_WHAT NEEDS TO BE DONE_
Transcribe all the entries word for word, omitting any pictures they contain.

>> START PROVIDED RECORDS

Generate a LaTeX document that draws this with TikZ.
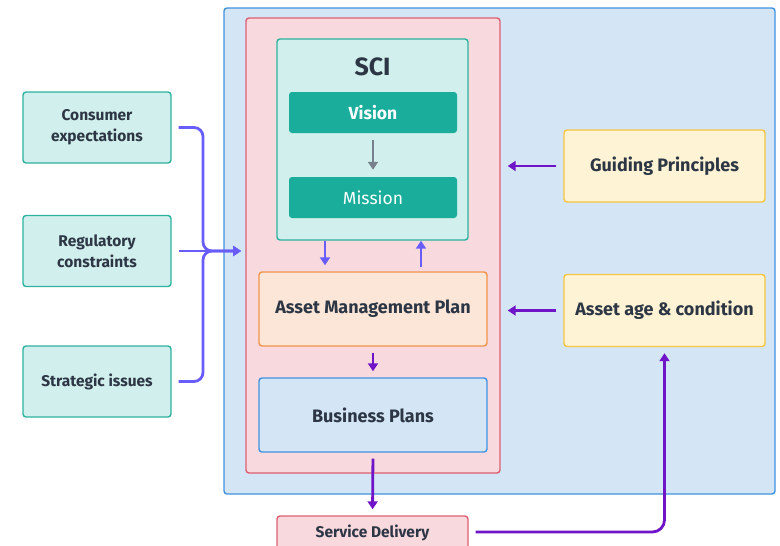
\documentclass[tikz,border=0pt]{standalone}
\usepackage{fontspec}
\setmainfont{Fira Sans}
\usetikzlibrary{positioning,arrows.meta,calc}
\definecolor{Ink}{RGB}{44,54,68}
\definecolor{Teal}{RGB}{26,173,155}
\definecolor{TealLine}{RGB}{44,178,158}
\definecolor{TealLight}{RGB}{209,239,236}
\definecolor{Rose}{RGB}{248,218,222}
\definecolor{RoseLine}{RGB}{221,96,114}
\definecolor{Sky}{RGB}{212,229,245}
\definecolor{SkyLine}{RGB}{66,146,222}
\definecolor{Peach}{RGB}{251,230,215}
\definecolor{PeachLine}{RGB}{240,148,76}
\definecolor{Cream}{RGB}{254,243,212}
\definecolor{CreamLine}{RGB}{246,198,64}
\definecolor{Violet}{RGB}{104,92,250}
\definecolor{Purple}{RGB}{112,20,200}
\definecolor{Slate}{RGB}{120,128,140}

\begin{document}
\begin{tikzpicture}[x=1pt,y=-1pt,
 box/.style={rounded corners=3pt,line width=1.4pt,inner sep=2pt,align=center,text=Ink,font=\bfseries},
 side/.style={box,draw=TealLine,fill=TealLight,minimum width=148pt,minimum height=71pt,font=\fontsize{15.5}{21}\selectfont\bfseries},
 note/.style={box,draw=CreamLine,fill=Cream,minimum width=201pt,minimum height=72pt,font=\fontsize{18}{21}\selectfont\bfseries},
 plan/.style={box,minimum width=228pt,minimum height=74pt,font=\fontsize{18}{21}\selectfont\bfseries},
 solid/.style={rounded corners=3pt,draw=none,fill=Teal,text=white,minimum width=168pt,minimum height=41pt,font=\fontsize{17.5}{21}\selectfont},
 feed/.style={-{Triangle[length=8pt,width=10pt]},line width=2.8pt,Violet},
 flow/.style={-{Triangle[length=8pt,width=10pt]},line width=2.8pt,Purple}]
\useasboundingbox (0,0) rectangle (780,546);
% panels
\node[box,draw=SkyLine,fill=Sky,minimum width=551pt,minimum height=486pt] (outer) at (499.5,251) {};
\node[box,draw=RoseLine,fill=Rose,minimum width=254pt,minimum height=455pt] (pink) at (373,245.5) {};
\node[box,draw=TealLine,fill=TealLight,minimum width=191pt,minimum height=201pt] (sci) at (372.5,139.5) {};
\node[text=Ink,font=\fontsize{25}{28}\selectfont\bfseries] (scit) at (372.5,67) {SCI};
\node[solid,font=\fontsize{17.5}{21}\selectfont\bfseries] (vis) at (373,112.5) {Vision};
\node[solid] (mis) at (373,197.5) {Mission};
\node[plan,draw=PeachLine,fill=Peach] (amp) at (373,309) {Asset Management Plan};
\node[plan,draw=SkyLine,fill=Sky] (bp) at (373,415) {Business Plans};
\node[box,draw=RoseLine,fill=Rose,minimum width=191pt,minimum height=40pt,font=\fontsize{15.5}{19}\selectfont\bfseries,text height=10pt,text depth=8pt] (sd) at (372.5,536) {Service Delivery};
% inputs
\node[side] (cons) at (97,127.5) {Consumer\\expectations};
\node[side] (reg) at (97,251) {Regulatory\\constraints};
\node[side] (strat) at (97,381.5) {Strategic issues};
\node[note] (gp) at (664.5,166) {Guiding Principles};
\node[note] (age) at (664.5,310.5) {Asset age \& condition};
\coordinate (bend) at (203,251);
\coordinate (join) at (241,251);
% connectors
\draw[feed,rounded corners=9pt,shorten <=7pt] (cons.east) -| (bend) -- (join);
\draw[feed,rounded corners=9pt,shorten <=7pt] (strat.east) -| (bend) -- (join);
\draw[feed,shorten <=7pt] (reg.east) -- (join);
\draw[-{Triangle[length=8pt,width=10pt]},line width=2.8pt,Slate,shorten <=7pt,shorten >=7pt] (vis.south) -- (mis.north);
\draw[feed,shorten >=6pt] ([xshift=-47.5pt]sci.south) -- ([xshift=-48pt]amp.north);
\draw[feed,shorten <=4pt] ([xshift=48pt]amp.north) -- ([xshift=48.5pt]sci.south);
\draw[flow,shorten <=6pt,shorten >=6pt] (amp.south) -- (bp.north);
\draw[flow,shorten <=6pt,shorten >=6pt] (bp.south) -- (sd.north);
\draw[flow,shorten <=7pt,shorten >=7pt] (gp.west) -- (gp.west -| pink.east);
\draw[flow,shorten <=7pt,shorten >=7pt] (age.west) -- (age.west -| pink.east);
\draw[flow,rounded corners=12pt,shorten <=7pt,shorten >=6pt] ([yshift=4pt]sd.east) -| (age.south);
\end{tikzpicture}
\end{document}
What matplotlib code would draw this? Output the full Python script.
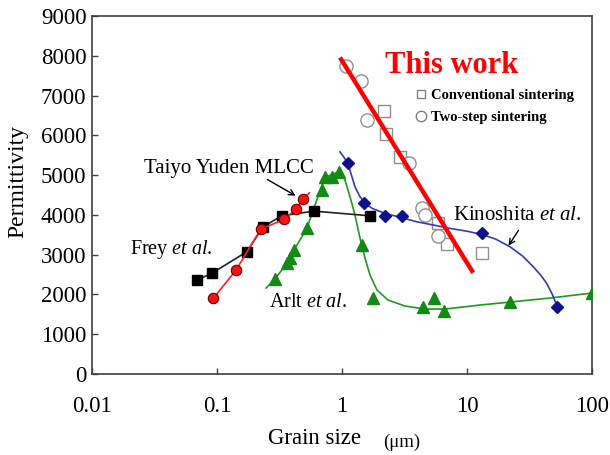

>> END PROVIDED RECORDS

_ANSWER TO THIS EXERCISE_
Generate a LaTeX document that draws this with TikZ.
\documentclass[tikz,border=0pt]{standalone}
\usepackage{fontspec}
\setmainfont{Fira Sans}
\usetikzlibrary{positioning,arrows.meta,calc}
\definecolor{Ink}{RGB}{44,54,68}
\definecolor{Teal}{RGB}{26,173,155}
\definecolor{TealLine}{RGB}{44,178,158}
\definecolor{TealLight}{RGB}{209,239,236}
\definecolor{Rose}{RGB}{248,218,222}
\definecolor{RoseLine}{RGB}{221,96,114}
\definecolor{Sky}{RGB}{212,229,245}
\definecolor{SkyLine}{RGB}{66,146,222}
\definecolor{Peach}{RGB}{251,230,215}
\definecolor{PeachLine}{RGB}{240,148,76}
\definecolor{Cream}{RGB}{254,243,212}
\definecolor{CreamLine}{RGB}{246,198,64}
\definecolor{Violet}{RGB}{104,92,250}
\definecolor{Purple}{RGB}{112,20,200}
\definecolor{Slate}{RGB}{120,128,140}

\begin{document}
\begin{tikzpicture}[x=1pt,y=-1pt,
 box/.style={rounded corners=3pt,line width=1.4pt,inner sep=2pt,align=center,text=Ink,font=\bfseries},
 side/.style={box,draw=TealLine,fill=TealLight,minimum width=148pt,minimum height=71pt,font=\fontsize{15.5}{21}\selectfont\bfseries},
 note/.style={box,draw=CreamLine,fill=Cream,minimum width=201pt,minimum height=72pt,font=\fontsize{18}{21}\selectfont\bfseries},
 plan/.style={box,minimum width=228pt,minimum height=74pt,font=\fontsize{18}{21}\selectfont\bfseries},
 solid/.style={rounded corners=3pt,draw=none,fill=Teal,text=white,minimum width=168pt,minimum height=41pt,font=\fontsize{17.5}{21}\selectfont},
 feed/.style={-{Triangle[length=8pt,width=10pt]},line width=2.8pt,Violet},
 flow/.style={-{Triangle[length=8pt,width=10pt]},line width=2.8pt,Purple}]
\useasboundingbox (0,0) rectangle (780,546);
% panels
\node[box,draw=SkyLine,fill=Sky,minimum width=551pt,minimum height=486pt] (outer) at (499.5,251) {};
\node[box,draw=RoseLine,fill=Rose,minimum width=254pt,minimum height=455pt] (pink) at (373,245.5) {};
\node[box,draw=TealLine,fill=TealLight,minimum width=191pt,minimum height=201pt] (sci) at (372.5,139.5) {};
\node[text=Ink,font=\fontsize{25}{28}\selectfont\bfseries] (scit) at (372.5,67) {SCI};
\node[solid,font=\fontsize{17.5}{21}\selectfont\bfseries] (vis) at (373,112.5) {Vision};
\node[solid] (mis) at (373,197.5) {Mission};
\node[plan,draw=PeachLine,fill=Peach] (amp) at (373,309) {Asset Management Plan};
\node[plan,draw=SkyLine,fill=Sky] (bp) at (373,415) {Business Plans};
\node[box,draw=RoseLine,fill=Rose,minimum width=191pt,minimum height=40pt,font=\fontsize{15.5}{19}\selectfont\bfseries,text height=10pt,text depth=8pt] (sd) at (372.5,536) {Service Delivery};
% inputs
\node[side] (cons) at (97,127.5) {Consumer\\expectations};
\node[side] (reg) at (97,251) {Regulatory\\constraints};
\node[side] (strat) at (97,381.5) {Strategic issues};
\node[note] (gp) at (664.5,166) {Guiding Principles};
\node[note] (age) at (664.5,310.5) {Asset age \& condition};
\coordinate (bend) at (203,251);
\coordinate (join) at (241,251);
% connectors
\draw[feed,rounded corners=9pt,shorten <=7pt] (cons.east) -| (bend) -- (join);
\draw[feed,rounded corners=9pt,shorten <=7pt] (strat.east) -| (bend) -- (join);
\draw[feed,shorten <=7pt] (reg.east) -- (join);
\draw[-{Triangle[length=8pt,width=10pt]},line width=2.8pt,Slate,shorten <=7pt,shorten >=7pt] (vis.south) -- (mis.north);
\draw[feed,shorten >=6pt] ([xshift=-47.5pt]sci.south) -- ([xshift=-48pt]amp.north);
\draw[feed,shorten <=4pt] ([xshift=48pt]amp.north) -- ([xshift=48.5pt]sci.south);
\draw[flow,shorten <=6pt,shorten >=6pt] (amp.south) -- (bp.north);
\draw[flow,shorten <=6pt,shorten >=6pt] (bp.south) -- (sd.north);
\draw[flow,shorten <=7pt,shorten >=7pt] (gp.west) -- (gp.west -| pink.east);
\draw[flow,shorten <=7pt,shorten >=7pt] (age.west) -- (age.west -| pink.east);
\draw[flow,rounded corners=12pt,shorten <=7pt,shorten >=6pt] ([yshift=4pt]sd.east) -| (age.south);
\end{tikzpicture}
\end{document}
What matplotlib code would draw this? Output the full Python script.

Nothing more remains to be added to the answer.